My layover time had officially been chiseled away. Unless we made into in the air in five minutes I was going to miss my next flight. I took a deep breath when I heard the intercom buzz. “Captain Adams here one more time. Just wanted to update you folks on our status. It looks like they have the problem under control. We apologize for keeping you on the plane this long, but it should only be a few more minutes. Sit tight.”

“Lying cocksucker!” someone yelled from the back. We all laughed, but there was no heart in it.

The beluga whale at the end of our row wasn’t doing so well. People that size don’t like to move a lot but they don’t like to be trapped either. The armrests were not being kind to her hips in an irresistible force/immovable object sort of way. The manner in which she seemed to have gotten stuck in her seat reminded me of a video I once saw where a double-decker bus failed to make it underneath an overpass.

Three and a half hours.

All I could focus on was the fact that I had to get to Detroit. I had to. The baby was crying again, now awake from its nap. Middle Man was fidgeting uncontrollably next to me but he avoided making eye contact. The sack of mattresses next to him was snoring, though she was wide awake. Her breaths came in erratic gusts, each one sounding more laborious than the last. More crying sounds cut through the thick air. It was miserable. I hope this plane blows up, I thought to myself.

Four and a half hours.

We were all beaten. Even the flight attendants had given up any semblance of professionalism. Ties loosened and sweat dripping, they dragged a beat up water cart down the center aisle. “Just say something if you want some more water,” one of them muttered. “I can’t help you otherwise.”

Five hours.

My flight to Tokyo had now been in the air for almost two hours. “Good news,” the Captain interrupted. “We’ve resolved the problem and are cleared for takeoff.”

One hundred and seventy-nine people sighed in relief; the fat lady just kept trying to breathe, period.

*  *  *

Eventually I made it through Detroit and into Tokyo, trudging into Narita Airport around 11:30 at night. The airline informed me that while the last flight into Busan had already taken off, they would happily fly me to Seoul for the night. “We get for you hotel, and drive person will arrive to transport you,” the lady behind the counter said in broken English. “Here ticket. Go enjoy. Have happy day.”

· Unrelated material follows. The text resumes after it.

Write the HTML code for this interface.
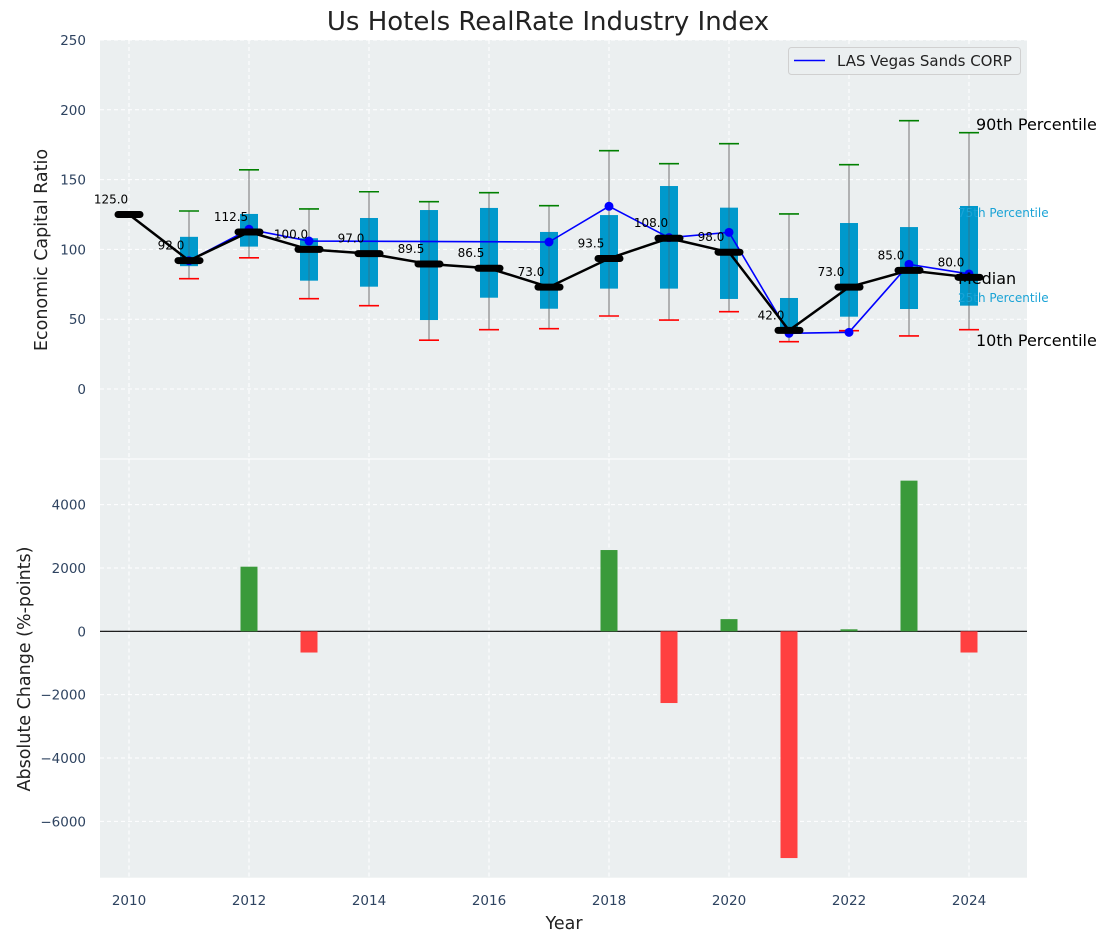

I didn’t know that the entire country of Korea goes to bed well before midnight. I learned that fact upon arriving at Incheon Airport in Seoul. Apparently they’re like Monchichis in that regard; at ten o’clock, someone takes the jewels out of their bellies and they fall asleep. The airport was huge, and totally empty. I was Tom Cruise in Vanilla Sky if, too tired to run through Times Square, he had skipped directly to the screaming-at-the-sky-and-spinning-in-a-circle part. How could the airport be empty? Where was my driver? I still had to get a hold of someone in Busan and let them know that I wasn’t going to make it, but the only contact information I had was for a man mysteriously named “Mr. O”. I had that, and a phone number with a thousand digits.

What I did not have was any Korean won and the Currency Exchange had long since closed. Delirious, I stumbled down the massive hallway and tried to make sense of the logograms that surrounded me. My exhausted mind translated them based on what they appeared to be: picnic table, telephone pole, tree house. I was getting nowhere.

One lone, lethargic sentry waited by the exit near an eerily silent baggage claim. He led me to a phone and then left me alone to report my story to Mr. O’s voicemail, because Mr. O, like all of Korea, was sleeping. I had been traveling for nearly thirty hours. Where was my ride to the hotel? A voice echoed my thought even as it occurred.

“Hotel?” I heard someone say.

I was certain that I was imagining things because there was no one there. “Hotel?” the voice said again, and then a four foot tall Korean appeared from behind what had appeared to be an abandoned counter.

“Yes,” I said. “Please.” I didn’t even care if he was the right guy or not. I just wanted to stand under a hot shower and maybe take a nap.

“Come. We go fast,” he grinned.

“Yes,” I replied. “Fast is good.”

He led me to a van, threw my bag in the passenger side, and then clambered into the driver’s seat. I slid open the side door and crawled into my own seat in the back, fully prepared to doze off until we reached our destination. I heard the ignition fire up as my eyes closed, and then I snapped them back open again when Korean rap exploded from the speakers. The van tires squealed, kicking up dust, and we shot forward in the dark outskirts of Seoul at the speed of sound.

He could barely see over the steering wheel. I pulled myself forward against the G force to see how fast we were going, forgetting that the speedometer was showing kilometers. I heard some mechanical part fall off the van and I spun around to watch it disappear in the darkness. The man laughed at the sound and then sped up even more. Through the windshield I could barely make out the road ahead as it flew toward us. Among the other deficiencies, we apparently only had one headlight as well, like the Wallflowers. The tail lights of another car appeared ahead, but only for a moment. He bump drafted them, cut the wheel sharply, and whizzed past, throwing his hands in the air like Bastion on Falcor’s back in The Neverending Story. “Mansae!” he yelled.

Terrified, I moved to the center of the bench seat and put on all three seatbelts.

I crawled out of the van when we arrived at the hotel, shaking but relieved and ecstatic to still be counted amongst the living. Before I could tip the man or even thank him, he pushed my bag out after me, yelled something else in Korean, and then rocketed off into the night.

“Have happy day,” I chuckled.

I’ll never know exactly how fast we actually went. I know we covered what I estimated to be 1100 miles in about eighteen minutes, and I couldn’t help but wonder where this guy had been when I needed to get from Houston to Detroit thirty hours earlier.